English Latinist (1893–1969)

Frederick Brittain (24 October 1893 – 14 March 1969) was an English Latinist.

Born on 24 October 1893 and educated at Queen Elizabeth's Grammar School in Barnet and Jesus College, Cambridge, Brittain studied medieval languages at university. After graduating, he taught privately and lived at the Oratory of the Good Shepherd in Cambridge before being elected to a fellowship at his old college in 1937. He was steward of the college from 1945 to 1954 and also served as its keeper of the records. He was also the junior proctor for the University of Cambridge in 1944.

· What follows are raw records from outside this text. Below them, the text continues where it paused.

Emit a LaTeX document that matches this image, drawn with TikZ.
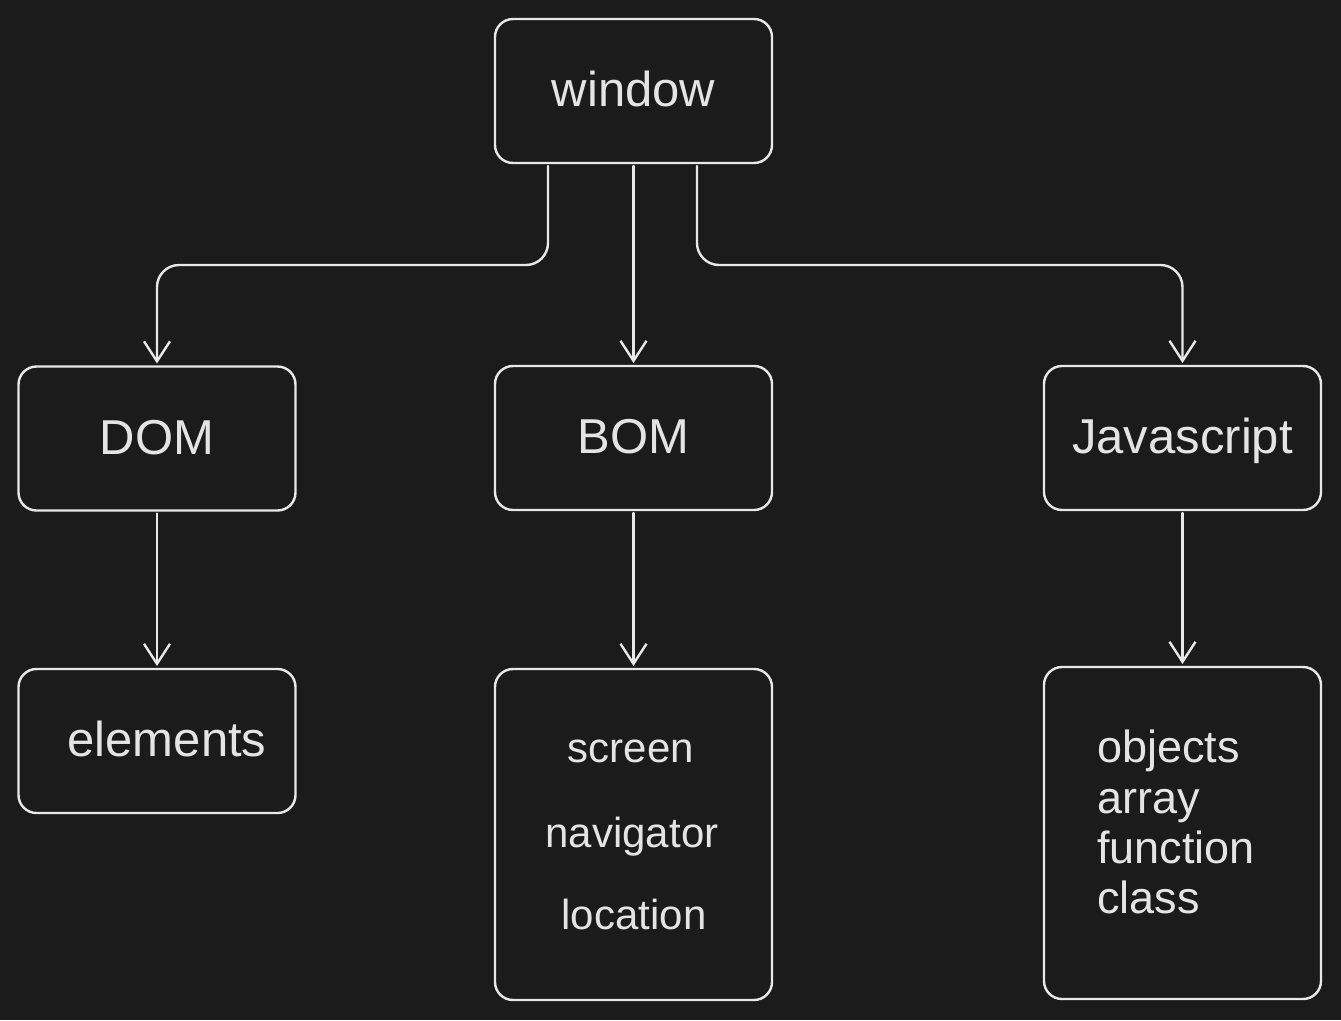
\documentclass[tikz,border=0pt]{standalone}
\usepackage{fontspec}
\setmainfont{Liberation Sans}
\usetikzlibrary{arrows.meta}
\definecolor{bgc}{HTML}{1B1B1B}
\definecolor{inkc}{HTML}{E8E8E8}
\definecolor{txtc}{HTML}{E4E4E4}
\tikzset{
  box/.style={draw=inkc, line width=2.4pt, rounded corners=18pt, minimum width=277pt, inner sep=0pt, outer sep=0pt, text=txtc,
    font=\fontsize{49pt}{59pt}\selectfont, text height=36pt, text depth=5pt},
  lbl/.style={text=txtc, inner sep=0pt, anchor=base},
  conn/.style={draw=inkc, line width=2.4pt, line cap=round, line join=round,
    -{Straight Barb[length=20pt, width=26pt, line width=2.4pt]}, shorten <=3pt, shorten >=3pt}
}
\begin{document}
\begin{tikzpicture}[x=1pt, y=-1pt]
\fill[bgc] (0,0) rectangle (1341,1020);
\useasboundingbox (0,0) rectangle (1341,1020);

\node[box, minimum height=144pt] (window) at (633.5,91) {window};
\node[box, minimum height=144pt] (dom) at (157,438.5) {DOM};
\node[box, minimum height=144pt] (bom) at (633.5,438) {BOM};
\node[box, minimum height=144pt] (js) at (1182.5,438) {Javascript};
\node[box, minimum height=144pt] (elements) at (157,741) {\hspace*{20pt}elements};
\node[box, minimum height=331pt] (bomc) at (633.5,834.5) {};
\node[box, minimum height=332pt] (jsc) at (1182.5,833) {};

\begin{scope}[font=\fontsize{42pt}{50pt}\selectfont]
\node[lbl] (screen) at (631,762) {screen};
\node[lbl] (navigator) at (632,847) {navigator};
\node[lbl] (location) at (634,929) {location};
\end{scope}
\begin{scope}[font=\fontsize{45pt}{50pt}\selectfont]
\node[lbl, anchor=base west] (objects) at (1097,762) {objects};
\node[lbl, anchor=base west] (array) at (1097,813) {array};
\node[lbl, anchor=base west] (function) at (1097,863) {function};
\node[lbl, anchor=base west] (class) at (1097,913) {class};
\end{scope}

\coordinate (wl) at ([xshift=-85.5pt]window.south);
\coordinate (wr) at ([xshift=63.5pt]window.south);
\draw[conn, rounded corners=22pt] (wl) |- (dom.north |- 0,265) -- (dom.north);
\draw[conn] (window.south) -- (bom.north);
\draw[conn, rounded corners=22pt] (wr) |- (js.north |- 0,265) -- (js.north);
\draw[conn] (dom.south) -- (elements.north);
\draw[conn] (bom.south) -- (bomc.north);
\draw[conn] (js.south) -- (jsc.north);
\end{tikzpicture}
\end{document}
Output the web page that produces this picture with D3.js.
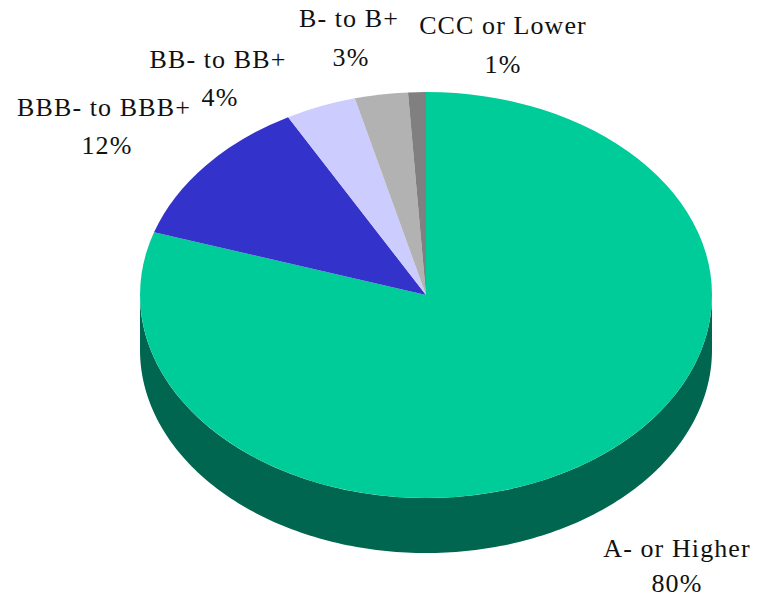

His main academic interests were in Provençal and medieval Latin, and in 1946 he became the University of Cambridge's first lecturer in medieval Latin. He was awarded the DLitt from the university in 1948. His principle publications were Latin in Church (1934) and The Medieval Latin and Romance Lyric (1937); he also compiled The Penguin Book of Latin Verse (1962). Alongside works on Saint Giles (1928) and Saint Radegund (1926), he also wrote biographies of Sir Arthur Quiller-Couch (1947) and Bernard Manning (1942), books about South Mimms (where he lived and was Churchwarden), and a history of his college's boat club (1962, with H. B. Playford). He retired from his lectureship in 1961 and died on 14 March 1969. The main entry gate to the churchyard of St. Giles, South Mimms is dedicated to his memory.